United States Securities and Exchange Commission (SEC) Chair Gary Gensler is concerned that a new proposal to create a regulatory framework for cryptocurrencies will undermine investor protections in the traditional financial market, according to a Wall Street Journal report published Tuesday.
While speaking at The Wall Street Journal’s CFO Network Summit on Tuesday, the SEC chair was asked about the bill initiated last week by Sens. Cynthia Lummis (R., Wyo.) and Kirsten Gillibrand (D., N.Y.).
The legislation could have market consequences
Mr Gensler initially declined, stating that he would rather meet with senators to discuss the proposed bill. He went on to say, however, that legislation aimed at cryptocurrencies could have consequences for stock exchanges and mutual funds.

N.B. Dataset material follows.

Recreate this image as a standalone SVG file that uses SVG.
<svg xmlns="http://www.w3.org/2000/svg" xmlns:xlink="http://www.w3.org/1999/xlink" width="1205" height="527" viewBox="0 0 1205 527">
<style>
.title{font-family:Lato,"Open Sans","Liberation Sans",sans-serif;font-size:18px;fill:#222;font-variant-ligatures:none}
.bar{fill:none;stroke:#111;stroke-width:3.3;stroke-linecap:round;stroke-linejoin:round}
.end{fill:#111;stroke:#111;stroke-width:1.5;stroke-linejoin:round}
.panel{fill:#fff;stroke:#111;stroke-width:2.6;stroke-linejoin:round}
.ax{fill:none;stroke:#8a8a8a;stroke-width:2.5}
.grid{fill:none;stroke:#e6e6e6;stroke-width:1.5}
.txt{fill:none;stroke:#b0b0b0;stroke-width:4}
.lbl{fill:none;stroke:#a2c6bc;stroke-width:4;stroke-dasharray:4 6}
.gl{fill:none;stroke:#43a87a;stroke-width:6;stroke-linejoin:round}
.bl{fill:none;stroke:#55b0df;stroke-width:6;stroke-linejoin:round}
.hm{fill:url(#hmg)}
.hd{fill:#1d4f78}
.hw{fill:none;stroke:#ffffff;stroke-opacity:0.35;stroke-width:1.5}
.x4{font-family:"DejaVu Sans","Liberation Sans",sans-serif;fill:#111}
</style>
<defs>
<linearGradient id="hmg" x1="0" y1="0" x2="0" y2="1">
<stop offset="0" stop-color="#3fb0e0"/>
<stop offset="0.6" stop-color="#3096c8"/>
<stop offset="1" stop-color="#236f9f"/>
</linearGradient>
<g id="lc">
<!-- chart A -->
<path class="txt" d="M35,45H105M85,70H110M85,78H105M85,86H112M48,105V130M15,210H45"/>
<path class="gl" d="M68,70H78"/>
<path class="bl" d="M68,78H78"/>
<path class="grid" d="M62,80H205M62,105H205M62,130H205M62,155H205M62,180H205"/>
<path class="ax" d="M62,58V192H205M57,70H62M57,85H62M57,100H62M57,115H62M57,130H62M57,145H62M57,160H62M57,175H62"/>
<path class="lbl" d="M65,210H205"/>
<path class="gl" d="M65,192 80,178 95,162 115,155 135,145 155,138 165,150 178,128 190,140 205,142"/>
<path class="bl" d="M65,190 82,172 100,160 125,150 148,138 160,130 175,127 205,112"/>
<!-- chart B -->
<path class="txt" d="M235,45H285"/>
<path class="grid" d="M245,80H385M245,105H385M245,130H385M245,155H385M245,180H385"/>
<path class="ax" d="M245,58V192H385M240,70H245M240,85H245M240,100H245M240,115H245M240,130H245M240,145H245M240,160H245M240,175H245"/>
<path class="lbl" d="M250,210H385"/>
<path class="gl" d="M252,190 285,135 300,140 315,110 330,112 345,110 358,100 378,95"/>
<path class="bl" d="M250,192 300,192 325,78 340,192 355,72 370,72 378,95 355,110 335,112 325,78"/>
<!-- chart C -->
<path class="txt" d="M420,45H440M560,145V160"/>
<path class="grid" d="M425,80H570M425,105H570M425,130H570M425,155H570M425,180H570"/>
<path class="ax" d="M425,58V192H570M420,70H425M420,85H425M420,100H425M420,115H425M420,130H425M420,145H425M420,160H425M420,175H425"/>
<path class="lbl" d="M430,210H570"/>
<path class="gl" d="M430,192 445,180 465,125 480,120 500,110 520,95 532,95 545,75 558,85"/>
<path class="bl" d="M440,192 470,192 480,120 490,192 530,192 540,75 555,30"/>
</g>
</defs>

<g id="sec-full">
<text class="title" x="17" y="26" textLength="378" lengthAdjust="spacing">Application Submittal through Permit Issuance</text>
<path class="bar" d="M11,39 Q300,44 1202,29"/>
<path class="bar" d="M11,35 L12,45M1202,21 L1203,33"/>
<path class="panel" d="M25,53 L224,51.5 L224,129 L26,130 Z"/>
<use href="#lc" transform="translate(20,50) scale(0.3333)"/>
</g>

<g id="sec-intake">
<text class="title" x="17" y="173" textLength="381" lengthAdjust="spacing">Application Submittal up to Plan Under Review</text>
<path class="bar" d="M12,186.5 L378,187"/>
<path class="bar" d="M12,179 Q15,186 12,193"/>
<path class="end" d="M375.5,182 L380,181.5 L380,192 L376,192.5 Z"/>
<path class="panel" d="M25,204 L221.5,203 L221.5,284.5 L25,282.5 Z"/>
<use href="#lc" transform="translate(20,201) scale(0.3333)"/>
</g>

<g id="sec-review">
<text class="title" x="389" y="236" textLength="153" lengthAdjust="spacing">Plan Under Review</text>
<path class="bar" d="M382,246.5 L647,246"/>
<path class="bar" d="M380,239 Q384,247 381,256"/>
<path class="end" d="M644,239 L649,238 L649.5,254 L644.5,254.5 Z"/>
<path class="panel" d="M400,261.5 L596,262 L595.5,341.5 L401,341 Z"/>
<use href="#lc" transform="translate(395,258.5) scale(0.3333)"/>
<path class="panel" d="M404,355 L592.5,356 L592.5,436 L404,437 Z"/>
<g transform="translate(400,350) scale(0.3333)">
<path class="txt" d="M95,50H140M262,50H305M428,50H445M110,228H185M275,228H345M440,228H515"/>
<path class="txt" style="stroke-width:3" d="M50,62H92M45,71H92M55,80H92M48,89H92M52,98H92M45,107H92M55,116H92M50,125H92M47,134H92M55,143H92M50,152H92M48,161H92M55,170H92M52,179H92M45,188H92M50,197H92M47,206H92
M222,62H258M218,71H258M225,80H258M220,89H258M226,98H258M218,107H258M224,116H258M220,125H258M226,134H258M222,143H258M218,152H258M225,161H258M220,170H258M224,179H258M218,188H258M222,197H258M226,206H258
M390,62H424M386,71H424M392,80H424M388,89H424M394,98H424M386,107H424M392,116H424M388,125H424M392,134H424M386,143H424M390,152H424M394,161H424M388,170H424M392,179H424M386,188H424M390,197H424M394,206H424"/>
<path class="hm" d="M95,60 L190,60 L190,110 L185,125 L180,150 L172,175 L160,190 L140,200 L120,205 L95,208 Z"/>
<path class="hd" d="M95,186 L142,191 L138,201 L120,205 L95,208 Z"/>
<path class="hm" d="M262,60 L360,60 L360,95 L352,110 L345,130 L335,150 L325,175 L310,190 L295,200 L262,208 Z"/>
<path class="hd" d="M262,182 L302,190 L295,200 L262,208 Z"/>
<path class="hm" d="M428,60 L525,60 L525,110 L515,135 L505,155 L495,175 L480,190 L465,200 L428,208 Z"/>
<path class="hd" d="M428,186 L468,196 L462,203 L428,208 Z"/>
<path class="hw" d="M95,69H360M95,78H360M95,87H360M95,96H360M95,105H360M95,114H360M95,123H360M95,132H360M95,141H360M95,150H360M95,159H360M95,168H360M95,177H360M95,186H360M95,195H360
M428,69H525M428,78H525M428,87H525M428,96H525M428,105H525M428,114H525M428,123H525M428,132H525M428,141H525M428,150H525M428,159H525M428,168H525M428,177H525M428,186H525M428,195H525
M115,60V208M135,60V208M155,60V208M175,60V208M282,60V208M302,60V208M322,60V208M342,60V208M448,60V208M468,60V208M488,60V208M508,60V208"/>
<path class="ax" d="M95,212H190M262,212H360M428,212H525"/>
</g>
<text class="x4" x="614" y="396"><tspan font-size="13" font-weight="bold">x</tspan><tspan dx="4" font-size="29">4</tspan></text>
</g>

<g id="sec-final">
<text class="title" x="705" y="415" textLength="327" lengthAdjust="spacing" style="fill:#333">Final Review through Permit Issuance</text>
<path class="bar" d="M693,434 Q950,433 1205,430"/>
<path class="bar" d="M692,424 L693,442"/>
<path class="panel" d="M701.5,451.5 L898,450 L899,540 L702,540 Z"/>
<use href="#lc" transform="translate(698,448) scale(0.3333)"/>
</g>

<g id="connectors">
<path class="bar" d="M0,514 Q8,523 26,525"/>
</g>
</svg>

He replied that the commission doesn’t want to jeopardise the safeguards it has in a $100 trillion capital market,” saying,
“We don’t want our current stock exchanges, mutual funds, or public companies to, sort of inadvertently by a stroke of a pen, say ‘you know what, I want to be non-compliant as well, I want to be outside of this regime that I think has been quite a benefit to investors and economic growth over the last 90 years.”
Mr Gensler, however, insisted that they are only concerned with the retail public and are not looking to expand their jurisdiction. But the public is being offered these cryptocurrency tokens, and the public is hoping for a better future. That is the nature of an investment contract, which is a type of security.
The bill, which was introduced in early June by the two lawmakers, would classify the vast majority of cryptocurrencies as commodities. The “Responsible Financial Innovation Act” aims to address a number of aspects of cryptocurrency regulation, including taxation of digital assets, stablecoins, and agency jurisdiction.
According to the report, it would also introduce new concepts into the nearly 90-year-old securities laws, allowing some digital token issuers to comply with less stringent disclosure requirements than public companies.
One of the provisions of the much-anticipated bill will indeed seek to provide further clarification around which virtual currencies meet the legal definition of securities that the SEC should govern.